Por eso te sigo alegre por el camino y te ofrezco mi manto y mi palma, para que Tú me devuelvas el manto de justicia y la palma de la victoria a la hora indicada.

Sé que no seré defraudado, porque Tu Amado Hijo Jesús ha sido abrazado por Tu Amor de Padre y la fuerza de tu Espíritu. Durante el camino, a lo largo del camino y al final del camino. Tú vienes “en mi ayuda” cada vez, aunque a veces sea difícil verlo, ahí estás Tú y mi corazón desde dentro grita: “…el Señor viene en mi ayuda: por eso, no quedé confundido; por eso, endurecí mi rostro como el pedernal, y sé muy bien que no seré defraudado.”.

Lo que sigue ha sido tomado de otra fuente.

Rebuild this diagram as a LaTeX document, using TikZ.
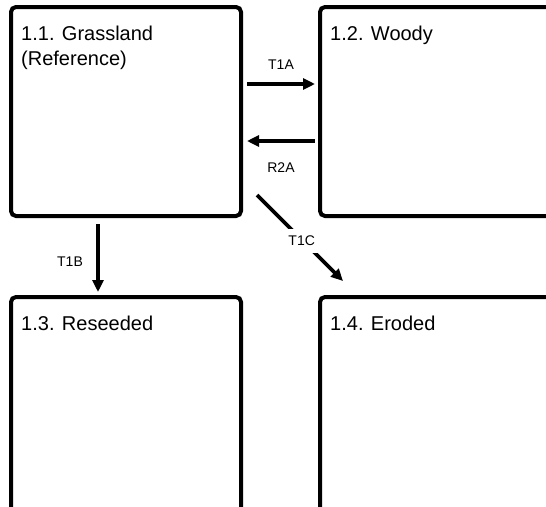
\documentclass[tikz,border=0pt]{standalone}
\usepackage{fontspec}
\setmainfont{Liberation Sans}
\usetikzlibrary{arrows.meta}

\begin{document}
\begin{tikzpicture}[x=1pt,y=-1pt,
  statebox/.style={draw=black, line width=4pt, rounded corners=5pt,
    rectangle, outer sep=0pt, inner sep=0pt},
  boxtitle/.style={anchor=north west, inner sep=0pt, align=left,
    font=\fontsize{20}{25}\selectfont},
  arr/.style={line width=3.6pt, -{Triangle[length=12pt,width=11pt]}},
  lbl/.style={inner sep=0pt, font=\fontsize{14}{16}\selectfont}
]
\useasboundingbox (0,0) rectangle (546,506);
\clip (0,0) rectangle (546,506);

% state boxes
\node[statebox, minimum width=230pt, minimum height=209pt] (b1) at (126,111.5) {};
\node[statebox, minimum width=250pt, minimum height=209pt] (b2) at (445,111.5) {};
\node[statebox, minimum width=230pt, minimum height=230pt] (b3) at (126,412) {};
\node[statebox, minimum width=250pt, minimum height=230pt] (b4) at (445,412) {};

% box titles
\node[boxtitle] (t1) at ([shift={(10,19)}]b1.north west) {1.1. Grassland\\(Reference)};
\node[boxtitle] (t2) at ([shift={(10,19)}]b2.north west) {1.2. Woody};
\node[boxtitle] (t3) at ([shift={(10,19)}]b3.north west) {1.3. Reseeded};
\node[boxtitle] (t4) at ([shift={(10,19)}]b4.north west) {1.4. Eroded};

% transitions
\draw[arr] ([shift={(6,77)}]b1.north east) -- ([shift={(-5,77)}]b2.north west)
  node[lbl, midway, yshift=19pt] (l1) {T1A};
\draw[arr] ([shift={(-5,134)}]b2.north west) -- ([shift={(6,134)}]b1.north east)
  node[lbl, midway, yshift=-27pt] (l2) {R2A};
\draw[arr] ([shift={(87,8)}]b1.south west) -- ([shift={(87,-5)}]b3.north west)
  node[lbl, midway, xshift=-28pt, yshift=-4pt] (l3) {T1B};
\draw[arr] ([shift={(16,-21)}]b1.south east) -- ([shift={(23,-16)}]b4.north west)
  node[lbl, pos=0.52, yshift=-1pt, fill=white, inner sep=7pt] (l4) {T1C};
\end{tikzpicture}
\end{document}
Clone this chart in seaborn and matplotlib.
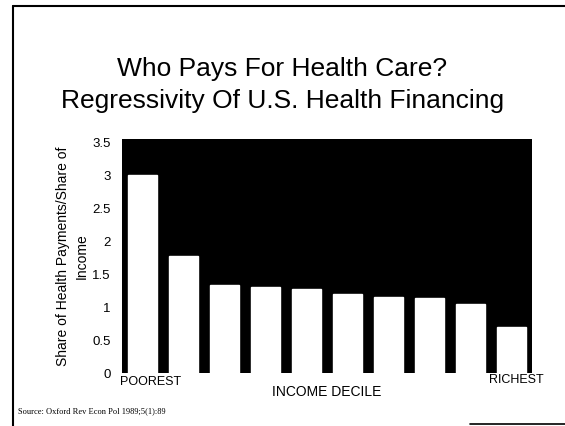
"""Who pays for health care -- regressivity of U.S. health financing (slide recreation)."""

import matplotlib

matplotlib.use("Agg")
import matplotlib.pyplot as plt
import matplotlib.transforms as mtransforms
import pandas as pd
import seaborn as sns

# data
deciles = list(range(1, 11))
ratio = [3.0, 1.77, 1.33, 1.30, 1.27, 1.19, 1.15, 1.13, 1.05, 0.70]
y_ticks = [0, 0.5, 1, 1.5, 2, 2.5, 3, 3.5]
y_tick_labels = ["0", "0.5", "1", "1.5", "2", "2.5", "3", "3.5"]
end_labels = ["POOREST", "RICHEST"]

title = "Who Pays For Health Care?\nRegressivity Of U.S. Health Financing"
y_label = "Share of Health Payments/Share of\nIncome"
x_label = "INCOME DECILE"
source = "Source: Oxford Rev Econ Pol 1989;5(1):89"

sns.set_theme(style="white")
plt.rcParams["font.family"] = ["Liberation Sans", "DejaVu Sans"]
plt.rcParams["text.color"] = "black"
plt.rcParams["axes.labelcolor"] = "black"
plt.rcParams["ytick.color"] = "black"

df = pd.DataFrame({"decile": deciles, "ratio": ratio})

fig = plt.figure(figsize=(5.65, 4.26), dpi=100)
ax = fig.add_axes([0.216, 0.1244, 0.726, 0.55])
ax.set_facecolor("black")

sns.barplot(data=df, x="decile", y="ratio", color="white", width=0.72,
            saturation=1, ax=ax)

ax.set_ylim(0, 3.55)
ax.set_xlim(-0.5, 9.5)
ax.set_yticks(y_ticks)
ax.set_yticklabels(y_tick_labels, fontsize=9.5)
ax.tick_params(axis="y", length=0, pad=8)
ax.set_xticks([])
ax.set_xlabel("")
ax.set_ylabel(y_label, fontsize=10, labelpad=3, linespacing=1.35)
for sp in ax.spines.values():
    sp.set_visible(False)

# axis end labels below the bars
trans = mtransforms.blended_transform_factory(ax.transData, fig.transFigure)
ax.text(0.2, 1 - 382 / 426, end_labels[0], transform=trans, ha="center",
        va="center", fontsize=9)
ax.text(9.1, 1 - 380 / 426, end_labels[1], transform=trans, ha="center",
        va="center", fontsize=9)
ax.text(4.5, 1 - 392 / 426, x_label, transform=trans, ha="center",
        va="center", fontsize=10)

fig.text(0.5, 1 - 85 / 426, title, ha="center", va="center", fontsize=19,
         linespacing=1.4)
fig.text(18 / 565, 1 - 411 / 426, source, ha="left", va="center", fontsize=6,
         family=["Liberation Serif", "DejaVu Serif"])

# slide frame (left and top edges, partial bottom)
fig.add_artist(plt.Line2D([13 / 565, 13 / 565], [0, 1 - 6 / 426],
                          transform=fig.transFigure, color="black", lw=1.5))
fig.add_artist(plt.Line2D([13 / 565, 1], [1 - 6 / 426, 1 - 6 / 426],
                          transform=fig.transFigure, color="black", lw=1.5))
fig.add_artist(plt.Line2D([470 / 565, 1], [1 - 424 / 426, 1 - 424 / 426],
                          transform=fig.transFigure, color="black", lw=1.2))

fig.savefig("out.png", dpi=100, facecolor="white")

Tú sólo conoces el Sí que tú mismo nos has dado, y no nos dirás ni hoy ni al final, sino que de tus labios brotará un tierno y firme, “levántate tu que duermes”, despierta ya que es de día y la noche ha pasado.
¿Cómo podría defraudarme Aquel que siendo de condición divina, no consideró esta igualdad con Dios como algo que debía guardar celosamente” para estar con nosotros en nuestras miserias? ¡Cómo olvidar esto! Tú por el contrario no me defraudas al haberte “anonadó a sí mismo, tomando la condición de servidor y haciéndose semejante a los hombres.” Ahora Tú vuelves a ser mi semejanza y esa es mi paz y mi consuelo.
Pero, ¿cómo podría defraudarme aquel que no sólo se abajó sino que “Dios lo exaltó y le dio el Nombre que está sobre todo nombre, para que al nombre de Jesús, se doble toda rodilla en el cielo, en la tierra y en los abismos, y toda lengua proclame para gloria de Dios Padre: “Jesucristo es el Señor”.”?

Hoy cantamos con los niños y en su canto nos vemos transformados en niños que creen en la Promesa.
¡Hosanna al Hijo de David! Bendito el que viene en nombre del Señor, el Rey de Israel. ¡Hosanna en las alturas!”
“¡Verdaderamente, este hombre era Hijo de Dios!”.